Students in science, history and Spanish classes have also visited the Outdoor Classroom.
“The history class might talk about a Civil War battle, the science class could look at the differences between hardwood and pine woods and the Spanish class could discuss what they see in Spanish,” Green added. “It will be up to the teachers to plan what they do here.”
A resource book is currently being compiled, and suggestions from the community are welcome.
“My PE classes love the team building course,” Green said. “The students learn to be sensitive to each other and appreciate each others’ gifts.

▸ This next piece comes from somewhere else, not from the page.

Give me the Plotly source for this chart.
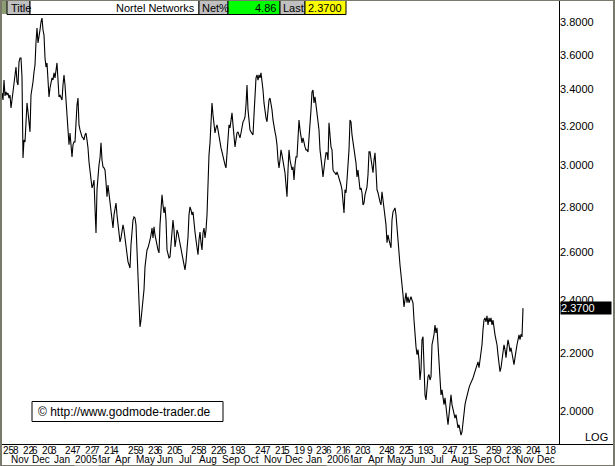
import numpy as np
import pandas as pd
import plotly.graph_objects as go

# ---------------- data ----------------
title_text = "Nortel Networks"
net_pct = 4.86
last_price = 2.37

first_session = "2004-10-22"
last_session = "2007-01-12"
holidays = ["2004-11-25", "2004-12-24", "2005-01-17", "2005-02-21", "2005-03-25",
            "2005-05-30", "2005-07-04", "2005-09-05", "2005-11-24", "2005-12-26",
            "2006-01-02", "2006-01-16", "2006-02-20", "2006-04-14", "2006-05-29",
            "2006-07-04", "2006-09-04", "2006-11-23", "2006-12-25", "2007-01-01",
            "2007-01-02"]

# daily closes, one per trading session starting at first_session
close = [
    3.380, 3.341, 3.453, 3.364, 3.386, 3.369, 3.380, 3.352, 3.369, 3.298,
    3.341, 3.386, 3.414, 3.482, 3.528, 3.442, 3.425, 3.557, 3.581, 3.581,
    3.470, 3.036, 3.128, 3.118, 3.233, 3.325, 3.276, 3.207, 3.170, 3.369,
    3.397, 3.442, 3.499, 3.540, 3.677, 3.763, 3.671, 3.701, 3.750, 3.800,
    3.825, 3.750, 3.719, 3.581, 3.528, 3.552, 3.442, 3.358, 3.408, 3.436,
    3.465, 3.453, 3.494, 3.465, 3.522, 3.552, 3.453, 3.358, 3.369, 3.352,
    3.341, 3.425, 3.482, 3.425, 3.341, 3.298, 3.180, 3.103, 3.164, 3.087,
    3.042, 3.103, 3.118, 3.118, 3.233, 3.314, 3.352, 3.207, 3.180, 3.154,
    3.144, 3.139, 3.128, 3.154, 3.164, 3.128, 3.087, 3.016, 2.967, 2.938,
    2.890, 2.904, 2.928, 2.796, 2.683, 2.881, 2.953, 3.002, 3.036, 3.113,
    3.026, 2.992, 2.987, 2.977, 2.918, 2.848, 2.904, 2.857, 2.824, 2.787,
    2.741, 2.705, 2.764, 2.787, 2.819, 2.764, 2.710, 2.674, 2.644, 2.661,
    2.687, 2.719, 2.696, 2.661, 2.609, 2.575, 2.558, 2.545, 2.532, 2.631,
    2.687, 2.741, 2.755, 2.750, 2.719, 2.622, 2.504, 2.402, 2.298, 2.324,
    2.363, 2.391, 2.443, 2.537, 2.575, 2.609, 2.618, 2.644, 2.652, 2.674,
    2.705, 2.661, 2.710, 2.674, 2.644, 2.631, 2.609, 2.596, 2.719, 2.787,
    2.857, 2.810, 2.773, 2.801, 2.741, 2.609, 2.588, 2.575, 2.579, 2.631,
    2.705, 2.741, 2.696, 2.622, 2.652, 2.696, 2.683, 2.661, 2.640, 2.609,
    2.588, 2.579, 2.558, 2.524, 2.558, 2.609, 2.665, 2.764, 2.801, 2.787,
    2.764, 2.778, 2.719, 2.687, 2.652, 2.609, 2.588, 2.652, 2.687, 2.640,
    2.609, 2.683, 2.705, 2.661, 2.696, 2.764, 2.977, 3.052, 3.113, 3.233,
    3.325, 3.260, 3.191, 3.164, 3.191, 3.207, 3.180, 3.139, 3.113, 3.087,
    3.067, 3.042, 3.016, 3.002, 2.987, 3.077, 3.154, 3.207, 3.191, 3.244,
    3.271, 3.207, 3.139, 3.092, 3.128, 3.164, 3.170, 3.154, 3.139, 3.164,
    3.196, 3.223, 3.233, 3.249, 3.314, 3.425, 3.287, 3.207, 3.180, 3.170,
    3.164, 3.154, 3.260, 3.369, 3.465, 3.482, 3.453, 3.482, 3.465, 3.494,
    3.453, 3.397, 3.325, 3.260, 3.244, 3.223, 3.303, 3.341, 3.352, 3.325,
    3.287, 3.233, 3.191, 3.170, 3.144, 3.103, 3.026, 2.987, 3.026, 3.077,
    3.052, 3.026, 3.002, 2.963, 2.904, 2.848, 2.977, 3.077, 3.026, 2.992,
    2.977, 2.992, 2.928, 3.002, 3.042, 3.042, 3.128, 3.233, 3.180, 3.144,
    3.113, 3.139, 3.103, 3.092, 3.077, 3.077, 3.067, 3.128, 3.207, 3.287,
    3.386, 3.397, 3.325, 3.358, 3.314, 3.271, 3.233, 3.180, 3.077, 3.042,
    2.992, 2.943, 3.002, 3.026, 3.062, 3.062, 3.026, 3.218, 3.154, 3.092,
    3.077, 2.977, 2.967, 2.963, 2.953, 2.967, 2.953, 2.938, 2.928, 2.904,
    2.881, 2.801, 2.773, 2.881, 2.867, 2.928, 3.002, 3.077, 3.233, 3.223,
    3.154, 3.113, 3.077, 3.052, 3.011, 2.943, 2.977, 2.928, 2.881, 2.890,
    2.867, 2.810, 2.819, 2.857, 2.881, 2.895, 2.953, 3.067, 3.067, 3.026,
    3.002, 2.963, 3.026, 3.062, 2.977, 2.881, 2.867, 2.833, 2.824, 2.810,
    2.871, 2.833, 2.801, 2.773, 2.719, 2.640, 2.674, 2.652, 2.631, 2.618,
    2.741, 2.778, 2.787, 2.796, 2.764, 2.696, 2.652, 2.609, 2.545, 2.504,
    2.471, 2.423, 2.375, 2.415, 2.431, 2.391, 2.415, 2.391, 2.402, 2.415,
    2.402, 2.391, 2.324, 2.249, 2.224, 2.195, 2.213, 2.176, 2.105, 2.141,
    2.249, 2.261, 2.141, 2.054, 2.037, 2.071, 2.117, 2.124, 2.105, 2.117,
    2.231, 2.249, 2.268, 2.305, 2.275, 2.294, 2.231, 2.166, 2.098, 2.054,
    2.071, 2.037, 2.021, 2.044, 2.004, 1.970, 1.955, 1.988, 2.037, 2.054,
    2.021, 2.004, 1.998, 1.977, 1.988, 1.964, 1.945, 1.955, 1.939, 1.922,
    1.932, 1.970, 2.004, 2.021, 2.037, 2.054, 2.061, 2.078, 2.088, 2.095,
    2.105, 2.112, 2.124, 2.134, 2.141, 2.159, 2.169, 2.148, 2.176, 2.195,
    2.231, 2.287, 2.324, 2.332, 2.317, 2.340, 2.305, 2.332, 2.317, 2.332,
    2.305, 2.324, 2.287, 2.268, 2.249, 2.231, 2.195, 2.159, 2.134, 2.148,
    2.176, 2.206, 2.231, 2.213, 2.184, 2.220, 2.249, 2.231, 2.206, 2.220,
    2.195, 2.169, 2.159, 2.184, 2.213, 2.231, 2.249, 2.268, 2.250, 2.270,
    2.260, 2.370,
]

day_ticks = [
    "2004-10-25", "2004-11-08", "2004-11-22", "2004-12-06", "2004-12-20", "2005-01-03",
    "2005-01-24", "2005-02-07", "2005-02-22", "2005-03-07", "2005-03-21", "2005-04-04",
    "2005-04-25", "2005-05-09", "2005-05-23", "2005-06-06", "2005-06-20", "2005-07-05",
    "2005-07-25", "2005-08-08", "2005-08-22", "2005-09-06", "2005-09-19", "2005-10-03",
    "2005-10-24", "2005-11-07", "2005-11-21", "2005-12-05", "2005-12-19",
    "2006-01-09", "2006-01-23", "2006-02-06", "2006-02-21", "2006-03-06", "2006-03-20", "2006-04-03",
    "2006-04-24", "2006-05-08", "2006-05-22", "2006-06-05", "2006-06-19", "2006-07-03",
    "2006-07-24", "2006-08-07", "2006-08-21", "2006-09-05",
    "2006-09-25", "2006-10-09", "2006-10-23", "2006-11-06", "2006-11-20", "2006-12-04", "2006-12-18",
]

month_starts = ["2004-11", "2004-12", "2005-01", "2005-03", "2005-04", "2005-05", "2005-06",
                "2005-07", "2005-08", "2005-09", "2005-10", "2005-11", "2005-12", "2006-01",
                "2006-03", "2006-04", "2006-05", "2006-06", "2006-07", "2006-08", "2006-09",
                "2006-10", "2006-11", "2006-12"]
month_labels = ["Nov", "Dec", "Jan", "Mar", "Apr", "May", "Jun", "Jul", "Aug", "Sep", "Oct",
                "Nov", "Dec", "Jan", "Mar", "Apr", "May", "Jun", "Jul", "Aug", "Sep", "Oct",
                "Nov", "Dec"]
year_starts = ["2005-02", "2006-02"]
year_labels = ["2005", "2006"]

price_ticks = [2.0, 2.2, 2.4, 2.6, 2.8, 3.0, 3.2, 3.4, 3.6, 3.8]

# ---------------- layout helpers ----------------
W, H = 615, 466
ML, MR, MT, MB = 2, 56, 17, 22
PW, PH = W - ML - MR, H - MT - MB
FONT = "Arial, 'Liberation Sans', sans-serif"
FRAME = "#7a7a6c"
GREY = "#c0c0c0"


def px(x):
    return (x - ML) / PW


def py(y):
    return (H - MB - y) / PH


sessions = pd.bdate_range(first_session, last_session, freq="C", holidays=holidays)
x_idx = np.arange(len(close))
tick_idx = sessions.get_indexer(pd.to_datetime(day_ticks))
month_idx = [int(np.searchsorted(sessions, pd.Timestamp(m + "-01"))) for m in month_starts]
year_idx = [int(np.searchsorted(sessions, pd.Timestamp(m + "-01"))) for m in year_starts]

fig = go.Figure()
fig.add_trace(go.Scatter(x=x_idx, y=close, mode="lines",
                         line=dict(color="black", width=1.1), hoverinfo="skip"))

shapes = []


def rect(x0, y0, x1, y1, fill, line=None, lw=1):
    shapes.append(dict(type="rect", xref="paper", yref="paper",
                       x0=px(x0), x1=px(x1), y0=py(y1), y1=py(y0),
                       fillcolor=fill, line=dict(color=line or fill, width=lw if line else 0),
                       layer="above"))


def hline(x0, x1, y, color="black", w=1):
    shapes.append(dict(type="line", xref="paper", yref="paper", x0=px(x0), x1=px(x1),
                       y0=py(y), y1=py(y), line=dict(color=color, width=w), layer="above"))


def vline(x, y0, y1, color="black", w=1):
    shapes.append(dict(type="line", xref="paper", yref="paper", x0=px(x), x1=px(x),
                       y0=py(y0), y1=py(y1), line=dict(color=color, width=w), layer="above"))


# axes lines
vline(559.5, 0, 445)
hline(0, 615, 444.5)

# header boxes
rect(0, 0, 7, 14, "#8d9d74")
rect(7, 0, 30, 14.5, GREY, "black")
rect(30, 0, 199, 14.5, "white", "black")
rect(199, 0, 228, 14.5, GREY, "black")
rect(228, 0, 280, 14.5, "#00ff00", "black")
rect(280, 0, 305, 14.5, GREY, "black")
rect(305, 0, 346, 14.5, "#ffff00", "black")

# watermark box
rect(32, 401.5, 223, 421.5, "white", "black")

# window frame
rect(0, 0, 2, 466, FRAME)
rect(613, 0, 615, 466, FRAME)
rect(0, 0, 615, 1, FRAME)
rect(0, 465, 615, 466, FRAME)

ann = []


def text(x, y, s, xanchor="left", size=11, color="black", **kw):
    d = dict(xref="paper", yref="paper", x=px(x), y=py(y), text=s, showarrow=False,
             xanchor=xanchor, yanchor="middle", font=dict(family=FONT, size=size, color=color))
    d.update(kw)
    ann.append(d)


text(9, 7.5, "Title")
text(197, 7.5, title_text, xanchor="right")
text(200, 7.5, "Net%")
text(278, 7.5, f"{net_pct:.2f}", xanchor="right")
text(281, 7.5, "Last")
text(344, 7.5, f"{last_price:.4f}", xanchor="right")
text(36, 411.5, "\u00a9 http://www.godmode-trader.de", size=12)
text(610, 437, "LOG", xanchor="right")

# last price marker on the axis
ann.append(dict(xref="paper", yref="y", x=px(560), y=np.log10(last_price), text=f"{last_price:.4f}",
                showarrow=False, xanchor="left", yanchor="middle", align="left", width=50,
                bgcolor="black", borderpad=0,
                font=dict(family=FONT, size=11, color="white")))

# bottom date rows
for i, d in zip(tick_idx, day_ticks):
    ann.append(dict(xref="x", yref="paper", x=int(i), y=py(450.5), text=str(int(d[-2:])),
                    showarrow=False, xanchor="left", yanchor="middle", xshift=-1,
                    borderpad=0, font=dict(family=FONT, size=10, color="black")))
for i, m in zip(month_idx, month_labels):
    ann.append(dict(xref="x", yref="paper", x=i, y=py(459.5), text=m,
                    showarrow=False, xanchor="left", yanchor="middle", xshift=2,
                    borderpad=0, font=dict(family=FONT, size=10, color="black")))
for i, m in zip(year_idx, year_labels):
    ann.append(dict(xref="x", yref="paper", x=i, y=py(459.5), text=m,
                    showarrow=False, xanchor="left", yanchor="middle", xshift=3,
                    bgcolor="white", borderpad=0,
                    font=dict(family=FONT, size=10, color="black")))

fig.update_layout(
    width=W, height=H, margin=dict(l=ML, r=MR, t=MT, b=MB, pad=0),
    paper_bgcolor="white", plot_bgcolor="white", showlegend=False,
    font=dict(family=FONT, size=11, color="black"),
    xaxis=dict(range=[0, PW], showgrid=False, zeroline=False, showticklabels=False,
               ticks="", showline=False, fixedrange=True),
    yaxis=dict(type="log", side="right", range=[np.log10(1.894), np.log10(3.8315)],
               tickvals=price_ticks, ticktext=[f"{v:.4f}" for v in price_ticks],
               showgrid=False, zeroline=False, ticks="", showline=False, fixedrange=True,
               tickfont=dict(family=FONT, size=11, color="black")),
    shapes=shapes, annotations=ann,
)

fig.write_html("out.html", config={"displayModeBar": False},
               post_script="document.body.style.margin='0px';document.body.style.overflow='hidden';")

It’s really amazing how they can learn to work together.”
While teachers utilize the Outdoor Classroom differently, they all share a common goal: hands-on learning.
“In the Outdoor Classroom the students can experience learning instead of reading about it in a book,” Green said.
Future plans include a nature trail and a butterfly garden near the entrance to the elementary school.
“The Piedmont Soil and Water Conservation District has a grant to do the butterfly garden for us,” Green added.
“We’re also planning an orienteering course that includes using maps and compasses, biking, hiking, camping, fire building and team building,” Green said.
The Outdoor Classroom is already bringing students outdoors to engage in new learning experiences.
“It’s a way to get students outside to learn about the outdoors,” Green concluded. “It expands their horizons — and the possibilities are endless.”